Ce ne sont pas des nuages, c’est la couleur du ciel blessé par la violence du vent.


Jean Giono, Ennemonde et autres caractères, 1968.

Tout petit livre où la Haute-Provence tient tout entière.
À travers l’histoire de la vie d’Ennemonde, énorme femme édentée, et de ses amours mûrement choisies, Giono raconte précisément le mode de vie dans les fermes de cette région à l’écart des routes. Chaque montagne, chaque vallée, les maisons de pierres sèches, le vent, l’odeur du cochon, les bruits… Comme une histoire de paysan, il y a des boucles et des détours, on détaille l’histoire du voisin et celui de l’huissier, et on détaille la foire et les saisons, avant d’en revenir à Ennemonde, maîtresse femme dans un monde où on décide soigneusement à l’avance de sa vie.

Dans si peu d’espace et avec si peu de gens, on est forcé de rencontrer toujours les mêmes. D’autant plus qu’eux sont de grand format.

L’être humain vit parmi les plantes et les animaux, il n’y a pas de réelle différence entre eux, il est immergé dans un univers qui le dépasse et qui s’impose à tous les êtres vivants.

Il ne s’agit pas du printemps des poètes. Aussi bien, on ne voit pas trop ce qu’Ennemonde pourrait faire, maintenant, avec des prairies émaillées de fleurs et le chant des oiseaux et autres fariboles.


C’est un monde humainement violent. On adopte un comportement tranquillement à l’écart des lois mais qui respecte les lois sociales de la région, lois imposées par un climat rigoureux, une pauvreté répandue, un mode de vie dur.

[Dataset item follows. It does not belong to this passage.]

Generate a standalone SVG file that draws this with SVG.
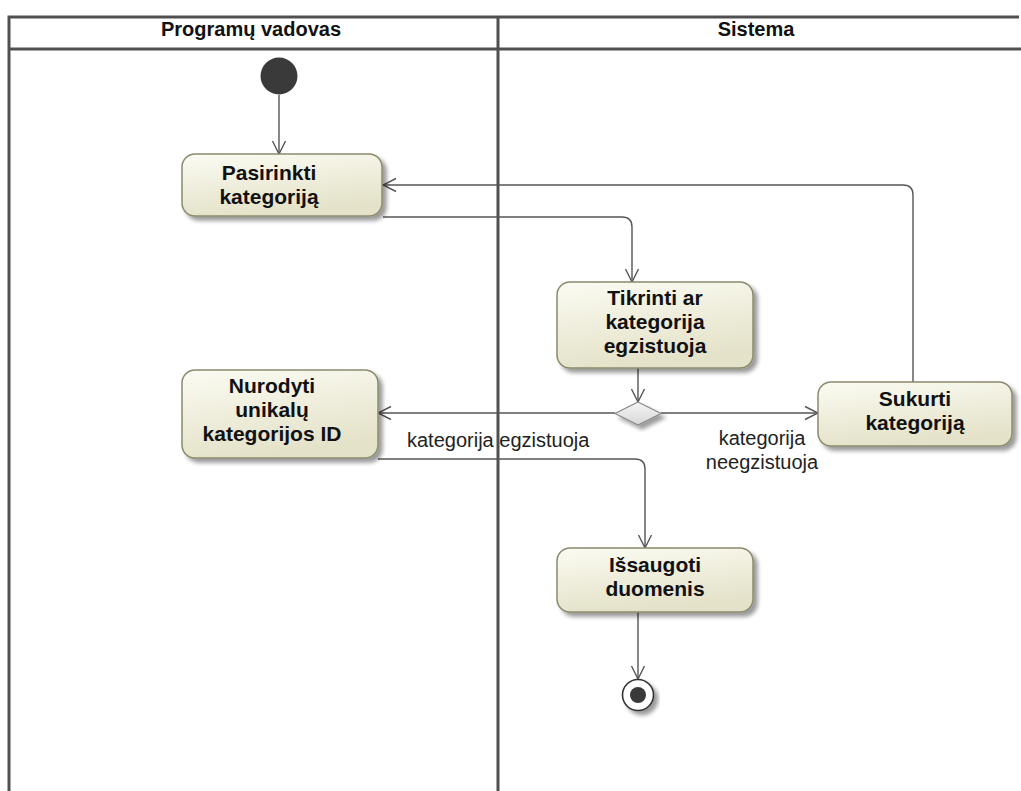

Cela peut sembler cruel, mais les gens parlent peu – il n’y a pas de dialogue chez Giono – et pas de psychologie. Si Colline passait par l’intermédiaire d’un drame familial, l’histoire d’Ennemonde est aussi l’histoire de sa région et de sa transformation.

Qu’on soit promis au saucisson ou à la résurrection, la mort est le moment précis où le naturel revient au galop.

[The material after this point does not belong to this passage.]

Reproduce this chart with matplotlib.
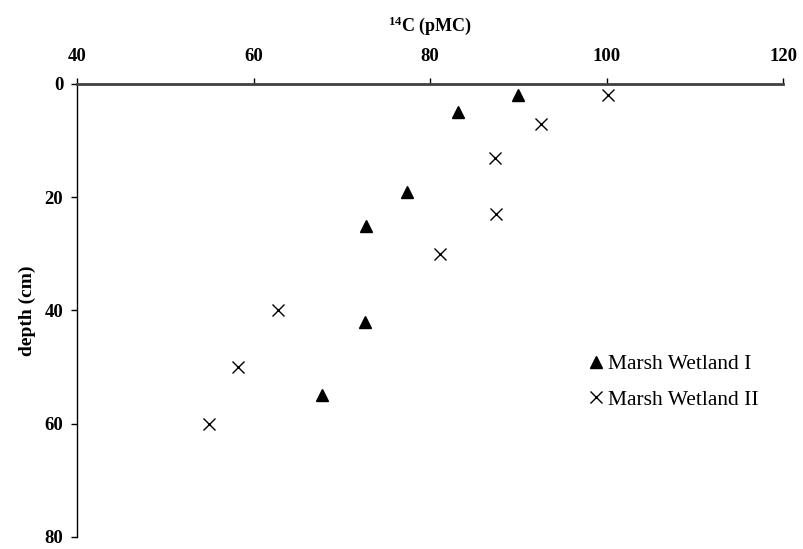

Les mots de Giono sont précis, il prend son temps et pourtant le récit est dense, sans rien de gratuit ou inutile. La description des animaux (notamment d’une couleuvre ou d’un serpentaire) peut être clinique. Chaque élément a une présence puissante.

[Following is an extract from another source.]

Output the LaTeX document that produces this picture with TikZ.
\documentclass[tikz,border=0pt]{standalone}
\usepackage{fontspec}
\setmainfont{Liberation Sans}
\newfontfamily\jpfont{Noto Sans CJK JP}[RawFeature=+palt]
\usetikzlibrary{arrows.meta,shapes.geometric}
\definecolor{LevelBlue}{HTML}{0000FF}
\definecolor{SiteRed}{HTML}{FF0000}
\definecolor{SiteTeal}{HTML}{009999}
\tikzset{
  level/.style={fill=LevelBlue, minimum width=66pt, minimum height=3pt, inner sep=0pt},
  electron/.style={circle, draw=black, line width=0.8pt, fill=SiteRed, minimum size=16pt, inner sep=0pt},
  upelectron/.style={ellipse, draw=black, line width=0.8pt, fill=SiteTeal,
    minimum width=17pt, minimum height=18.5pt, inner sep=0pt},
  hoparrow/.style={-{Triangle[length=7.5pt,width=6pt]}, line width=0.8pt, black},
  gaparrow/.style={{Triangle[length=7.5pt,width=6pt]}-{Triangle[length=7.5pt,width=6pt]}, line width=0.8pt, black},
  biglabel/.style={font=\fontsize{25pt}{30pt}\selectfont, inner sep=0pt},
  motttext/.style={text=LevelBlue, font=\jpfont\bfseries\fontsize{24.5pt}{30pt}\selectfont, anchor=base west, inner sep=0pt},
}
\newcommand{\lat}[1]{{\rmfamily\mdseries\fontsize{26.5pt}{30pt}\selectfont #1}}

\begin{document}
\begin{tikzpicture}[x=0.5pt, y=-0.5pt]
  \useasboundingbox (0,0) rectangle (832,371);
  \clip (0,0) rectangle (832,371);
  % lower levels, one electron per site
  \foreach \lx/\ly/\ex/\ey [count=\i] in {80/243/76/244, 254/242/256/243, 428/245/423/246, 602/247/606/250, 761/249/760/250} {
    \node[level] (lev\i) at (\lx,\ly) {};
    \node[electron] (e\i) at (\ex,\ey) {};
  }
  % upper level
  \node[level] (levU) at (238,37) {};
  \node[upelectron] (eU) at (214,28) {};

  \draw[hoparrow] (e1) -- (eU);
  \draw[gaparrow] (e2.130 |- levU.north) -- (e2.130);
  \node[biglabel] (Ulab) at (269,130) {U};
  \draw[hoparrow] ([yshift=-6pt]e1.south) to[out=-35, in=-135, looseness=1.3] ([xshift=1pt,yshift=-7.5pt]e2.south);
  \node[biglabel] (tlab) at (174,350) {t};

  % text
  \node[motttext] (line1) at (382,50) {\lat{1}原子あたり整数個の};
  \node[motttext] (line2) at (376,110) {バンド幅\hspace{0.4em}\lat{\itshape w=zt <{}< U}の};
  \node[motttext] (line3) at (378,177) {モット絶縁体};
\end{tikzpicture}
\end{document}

Le ciel est transparent. L’air enivré. Le vent fait dans les sapins le bruit de la mer. L’herbe se couche, la lavande tremble. Des tuiles cliquettent comme si quelqu’un marchait sur le toit. Le vent fait sonner la profondeur des citernes. Les chemins fument, les hêtres s’agitent, les bouleaux se balancent, les peupliers scintillent, le vent court dans les herbes comme un renard. L’arche des murs sifflote. Les loquets dansent dans leurs gâches. Les volets arrêtés frappent sur leurs crochets ; une porte d’étable grince. De la paille vole. Le vent roule des blocs d’étourneaux comme un torrent des blocs de serpentine.


Photos de Fontienne, M&M.

10 commentaires:

  1. Je n'ai lu que le Hussard. Je note ce titre...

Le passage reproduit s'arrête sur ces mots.